Saturday, June 9, 2007

A typical day in Nicaragua

Well, I haven’t written a blog entry in a while but with good reason. The last two weeks have been spent trying to get the final projections and business plan ready as we may face a cash crunch starting in July. I also wanted to get most of my important work done before Jessica’s arrival (which is amazingly in less than a week!). I’ve decided to devote this blog entry to a typical day in the work life of Serge in Nicaragua.

Well, it all starts at around 6:45 AM in the morning when my alarm clock rudely awakes me from my somewhat deep slumber. Then, there is the cold shower as we have no hot water. It isn’t that bad when you consider that it averages 30-35 degrees everyday here. I do a bit of exercise, get the coffee running (bought organic coffee from a local farmer on the Isla de Ometepe for a taste of paradise), have my daily ration of cereal and yogurt and if I’m lucky (and remembered to buy some), orange juice. Then, I’m off to grab a taxi off a busy 4 lane road near my house. I usually get a taxi within five minutes of my arrival as many drive by honking and slowly down pointing in various directions. I tend to have better luck with empty taxis but most of the time I share a cab ride with complete strangers. The cost of the taxi ride to the Spanish school varies from 25 to 40 Cordoba (about $1.40 to $2.25) and takes about 10-15 minutes depending on the traffic and the patience of the taxi driver (and whether he stops for gas along the way, a regular occurrence). I usually arrive at school at about 8:05 where I may have to wait until 8:20 for my teacher to arrive. She lives in la Conchia and needs to take a microbus which can take up to one hour and twenty minutes to get to Managua. I have my hour and forty-five minute class and catch another taxi ride which costs me between 30 and 40 Cordoba to get to work. I usually arrive at work between 10:15 and 10:30 AM. I work with Wendy in the conference room. I don’t really have an office but we do have WI-FI internet access which is nice and the conference room is large and air-conditioned which is another nice feature.

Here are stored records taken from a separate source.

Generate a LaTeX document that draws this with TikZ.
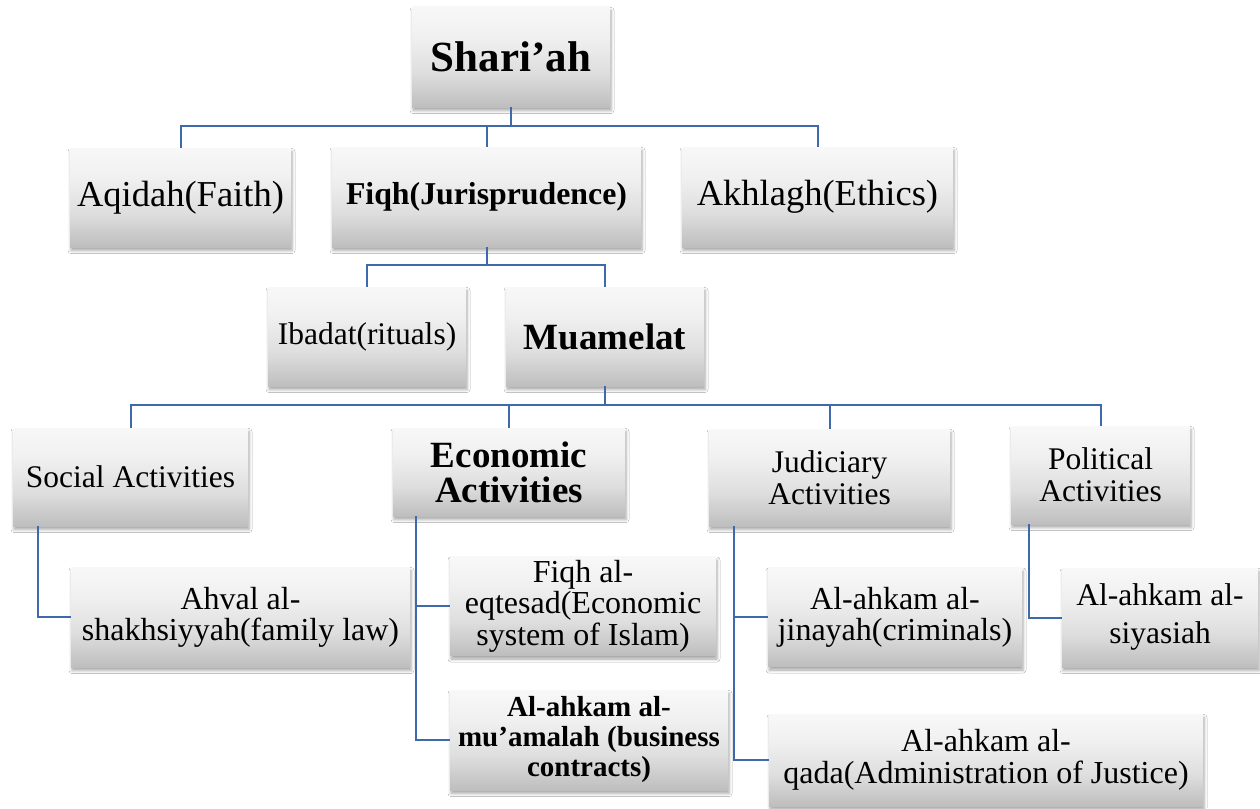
\documentclass[tikz,border=0pt]{standalone}
\usepackage{fontspec}
\setmainfont{Liberation Serif}
\usetikzlibrary{shadows.blur,calc}

\definecolor{linkblue}{RGB}{62,106,170}
\definecolor{bxD}{RGB}{190,190,190}
\definecolor{bxM}{RGB}{222,222,222}
\definecolor{bxN}{RGB}{240,240,240}
\definecolor{bxL}{RGB}{248,248,248}

% light-to-grey vertical gradient used for every box
\pgfdeclareverticalshading{boxfill}{100bp}{%
  color(0bp)=(bxD); color(25bp)=(bxD); color(42bp)=(bxM);
  color(60bp)=(bxN); color(75bp)=(bxL); color(100bp)=(bxL)}

\newcommand{\fsz}[2]{\fontsize{#1}{#2}\selectfont}

\begin{document}
\begin{tikzpicture}[x=1pt,y=-1pt,
  box/.style={shade, shading=boxfill, draw=none, inner sep=2pt,
    align=center, text=black,
    blur shadow={shadow xshift=1pt, shadow yshift=-3.5pt,
      shadow blur radius=3pt, shadow opacity=35}},
  link/.style={draw=linkblue, line width=2pt}]

\fill[white] (0,0) rectangle (1260,808);
\useasboundingbox (0,0) rectangle (1260,808);

% level 1
\node[box, minimum width=198pt, minimum height=100pt, font=\bfseries\fsz{43}{43}] (sh) at (511,57) {Shari’ah};

% level 2
\node[box, minimum width=221pt, minimum height=99pt, font=\fsz{36.5}{36}] (aq) at (180.5,197.5) {Aqidah(Faith)};
\node[box, minimum width=309pt, minimum height=100pt, font=\bfseries\fsz{31.8}{32}] (fq) at (486.5,197) {Fiqh(Jurisprudence)};
\node[box, minimum width=271pt, minimum height=100pt, font=\fsz{36.5}{36}] (ak) at (817.5,197) {Akhlagh(Ethics)};

% level 3
\node[box, minimum width=198pt, minimum height=99pt, font=\fsz{31.5}{32}] (ib) at (367,336.5) {Ibadat(rituals)};
\node[box, minimum width=198pt, minimum height=99pt, font=\bfseries\fsz{37}{37}] (mu) at (605,336.5) {Muamelat};

% level 4
\node[box, minimum width=235pt, minimum height=98pt, font=\fsz{31.5}{32}] (so) at (130.5,477) {Social Activities};
\node[box, minimum width=232pt, minimum height=88pt, font=\bfseries\fsz{37}{35}] (ec) at (509,472) {Economic\\Activities};
\node[box, minimum width=241pt, minimum height=97pt, font=\fsz{31.5}{32}] (ju) at (829.5,477.5) {Judiciary\\Activities};
\node[box, minimum width=179pt, minimum height=98pt, font=\fsz{31.5}{32}] (po) at (1100.5,475) {Political\\Activities};

% level 5
\node[box, minimum width=339pt, minimum height=100pt, font=\fsz{32}{31}] (ah) at (240.5,617) {Ahval al-\\shakhsiyyah(family law)};
\node[box, minimum width=266pt, minimum height=99pt, font=\fsz{32}{31.5}] (fe) at (583,606) {Fiqh al-\\eqtesad(Economic\\system of Islam)};
\node[box, minimum width=278pt, minimum height=100pt, font=\bfseries\fsz{29}{30}] (am) at (589,740) {Al-ahkam al-\\mu’amalah (business\\contracts)};
\node[box, minimum width=254pt, minimum height=99pt, font=\fsz{32}{31}] (ji) at (895,617) {Al-ahkam al-\\jinayah(criminals)};
\node[box, minimum width=434pt, minimum height=92pt, font=\fsz{32}{32}] (qa) at (986,760) {Al-ahkam al-\\qada(Administration of Justice)};
\node[box, minimum width=196pt, minimum height=99pt, font=\fsz{31.5}{36}] (si) at (1160,617.5) {\raisebox{8pt}{\begin{tabular}{@{}c@{}}Al-ahkam al-\\[2pt]siyasiah\end{tabular}}};

% bus levels
\coordinate (bus1) at (0,126);
\coordinate (bus2) at (0,265);
\coordinate (bus3) at (0,405);

% Shari'ah -> level 2
\draw[link] (sh.south) -- (sh.south |- bus1) -| (aq.north);
\draw[link] (sh.south |- bus1) -| (fq.north);
\draw[link] (sh.south |- bus1) -| (ak.north);

% Fiqh -> level 3
\draw[link] (fq.south) -- (fq.south |- bus2) -| (ib.north);
\draw[link] (fq.south |- bus2) -| (mu.north);

% Muamelat -> level 4
\draw[link] (mu.south) -- (mu.south |- bus3) -| (so.north);
\draw[link] (mu.south |- bus3) -| (ec.north);
\draw[link] (mu.south |- bus3) -| (ju.north);
\draw[link] (mu.south |- bus3) -| (po.north);

% level 4 -> level 5 (elbow links from the left side of each parent)
\coordinate (soT) at ($(so.south west)+(25,0)$);
\coordinate (ecT) at ($(ec.south west)+(23,0)$);
\coordinate (juT) at ($(ju.south west)+(25,0)$);
\coordinate (poT) at ($(po.south west)+(18,0)$);

\draw[link] (soT) |- (ah.west);
\draw[link] (ecT) |- (fe.west);
\draw[link] (ecT) |- (am.west);
\draw[link] (juT) |- (ji.west);
\draw[link] (juT) |- (qa.west);
\draw[link] (poT) |- (si.west);

\end{tikzpicture}
\end{document}
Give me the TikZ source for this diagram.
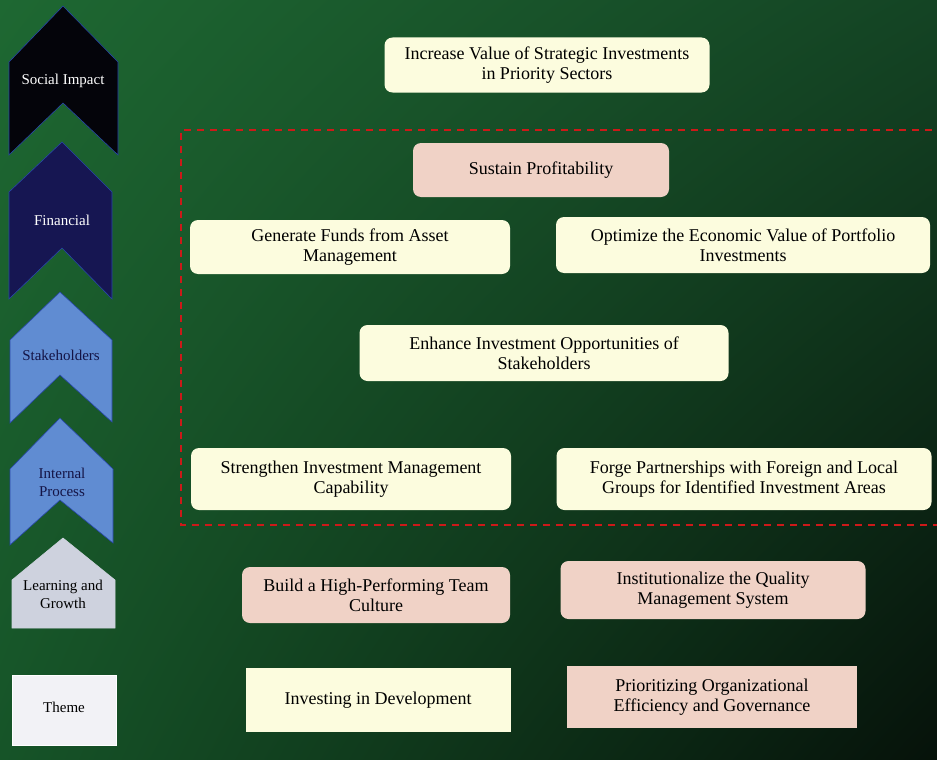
\documentclass[tikz,border=0pt]{standalone}
\usepackage{fontspec}
\setmainfont{Liberation Serif}
\usetikzlibrary{positioning,shadings}

\definecolor{bgul}{RGB}{30,104,50}
\definecolor{bgur}{RGB}{20,68,36}
\definecolor{bgll}{RGB}{22,84,40}
\definecolor{bglr}{RGB}{6,18,10}
\definecolor{goalyellow}{RGB}{252,252,222}
\definecolor{goalpink}{RGB}{240,210,198}
\definecolor{chevedge}{RGB}{40,70,170}
\definecolor{socialcol}{RGB}{4,4,10}
\definecolor{fincol}{RGB}{22,22,82}
\definecolor{stakecol}{RGB}{96,140,210}
\definecolor{learncol}{RGB}{206,210,222}
\definecolor{themecol}{RGB}{242,242,246}
\definecolor{navytext}{RGB}{20,20,70}
\definecolor{dashred}{RGB}{205,25,25}

\tikzset{
  goal/.style={rounded corners=8pt,fill=goalyellow,align=center,inner sep=0pt,
    font=\fontsize{18}{20.5}\selectfont},
  goalpk/.style={goal,fill=goalpink},
  themebox/.style={goal,rounded corners=0pt},
  layer/.style={draw=chevedge,line width=0.6pt},
  layertext/.style={align=center,font=\fontsize{15}{18}\selectfont}
}

\begin{document}
\begin{tikzpicture}[x=1pt,y=-1pt]
\useasboundingbox (0,0) rectangle (937,760);
\shade[upper left=bgul,upper right=bgur,lower left=bgll,lower right=bglr] (0,0) rectangle (937,760);

% perspective chevrons
\draw [layer,fill=socialcol] (9,155)--(9,62)--(63,6)--(118,62)--(118,155)--(63,103)--cycle;
\draw [layer,fill=fincol] (9,299)--(9,192)--(62,142)--(112,192)--(112,299)--(62,248)--cycle;
\draw [layer,fill=stakecol] (10,423)--(10,340)--(60,292)--(112,340)--(112,422)--(60,375)--cycle;
\draw [layer,fill=stakecol] (10,545)--(10,469)--(60,418)--(113,469)--(113,543)--(60,500)--cycle;
\draw [draw=learncol,line width=0.6pt,fill=learncol] (12,628)--(12,580)--(63,538)--(115,580)--(115,628)--cycle;
\draw [draw=white,line width=0.6pt,fill=themecol] (12,675) rectangle (116,745);

\node[layertext,text=white] (lsocial) at (63,81) {Social Impact};
\node[layertext,text=white] (lfinancial) at (62,220) {Financial};
\node[layertext,text=navytext] (lstake) at (61,355) {Stakeholders};
\node[layertext,text=navytext] (linternal) at (62,482) {Internal\\Process};
\node[layertext] (llearning) at (63,594) {Learning and\\Growth};
\node[layertext] (ltheme) at (64,707) {Theme};

% dashed frame
\draw [draw=dashred,line width=1.5pt,dash pattern=on 7pt off 6pt] (945,130)--(181,130)--(181,525)--(945,525);

% objectives
\node[goal,minimum width=325,minimum height=55] (incrval) at (547,65) {Increase Value of Strategic Investments\\in Priority Sectors};
\node[goalpk,minimum width=256,minimum height=54] (sustain) at (541,170) {Sustain Profitability};
\node[goal,minimum width=320,minimum height=54] (genfunds) at (350,247) {Generate Funds from Asset\\Management};
\node[goal,minimum width=374,minimum height=56] (optimize) at (743,245) {Optimize the Economic Value of Portfolio\\Investments};
\node[goal,minimum width=369,minimum height=56] (enhance) at (544,353) {Enhance Investment Opportunities of\\Stakeholders};
\node[goal,minimum width=320,minimum height=62] (strengthen) at (351,479) {Strengthen Investment Management\\Capability};
\node[goal,minimum width=375,minimum height=62] (forge) at (744,479) {Forge Partnerships with Foreign and Local\\Groups for Identified Investment Areas};
\node[goalpk,minimum width=268,minimum height=56] (buildteam) at (376,595) {Build a High-Performing Team\\Culture};
\node[goalpk,minimum width=305,minimum height=58] (institut) at (713,590) {Institutionalize the Quality\\Management System};

% themes
\node[themebox,minimum width=265,minimum height=64] (investdev) at (378,700) {Investing in Development};
\node[themebox,fill=goalpink,minimum width=290,minimum height=62] (prioritize) at (712,697) {Prioritizing Organizational\\Efficiency and Governance};
\end{tikzpicture}
\end{document}
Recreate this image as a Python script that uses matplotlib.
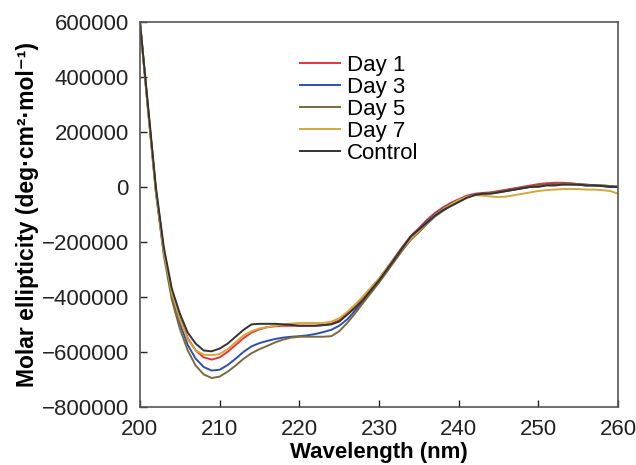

A typical day at work involves responding (or sending) numerous e-mails to my Canadian supervisor, Fred Wall. It also involves drafting and asking for advice and information from my Nicaraguan bosses: Veronica, Junior and Octavio. They have offices about 10 metres from the conference room but I usually get faster responses and less headaches in sending a well drafted message in Spanish. I do tend to pop into Veronica’s office three or four times a day for more complex information requests. Over the past 5 weeks, I’ve completed a 2 megabyte file on the 5-year projections for MiCrédito based on tacit knowledge held by the management team on costs, HR hiring practices, projections for branch portfolio growth, market information on the MFI sector and individual cities where we want to open new offices. I’ve also been able to interview all the current branch officers, some clients and association directors for the MFI sector. I’ve been able to accumulate a mountain of information on the competitors, where they are located and what they are doing (and whether they are successful at doing it). I’ve been able to give a convincing answer to banker’s questions on: Why MiCrédito and what makes you different? This is something that we’ve addressed in our Schulich program at various stages but is always difficult to answer without knowing your market, your competitors and your clients. I’ve tried to incorporate as much of the experience, knowledge and ideas of the management team into a business plan while also considering the desires of the board which is not always an easy political task. The final business plan including appendices and footnotes is fast approaching 60 pages but is an easy read and is complete in the assumptions that we’ve made.

This has been my work over the past five weeks. Next week, I plan on starting the second part of my work term objectives which is to facilitate investor and banking relations. Already, Veronica has approached two local commercial banks, one international bank, one local government funding agency making my job much easier. Yet more is needed and long-term banking and investor relationships need to be started at this point in their history to ensure the future capital needs of MiCrédito. The organization is professionally-run with a clear social drive behind the efficient and profitable operations. It is a living example of working within a double bottom line paradigm. It is successful at recruiting like-minded people and in convincing bankers and financiers that its plans are genuine, realistic and passionate. It has been a busy five weeks but I’m hoping that the time invested in preparing the business plan and five-year projections will pay off by attracting excellent partners to the business over the coming eight weeks.

And that my friend (if you aren’t already sleeping or on another website) is a day in the life of Serge in Nicaragua.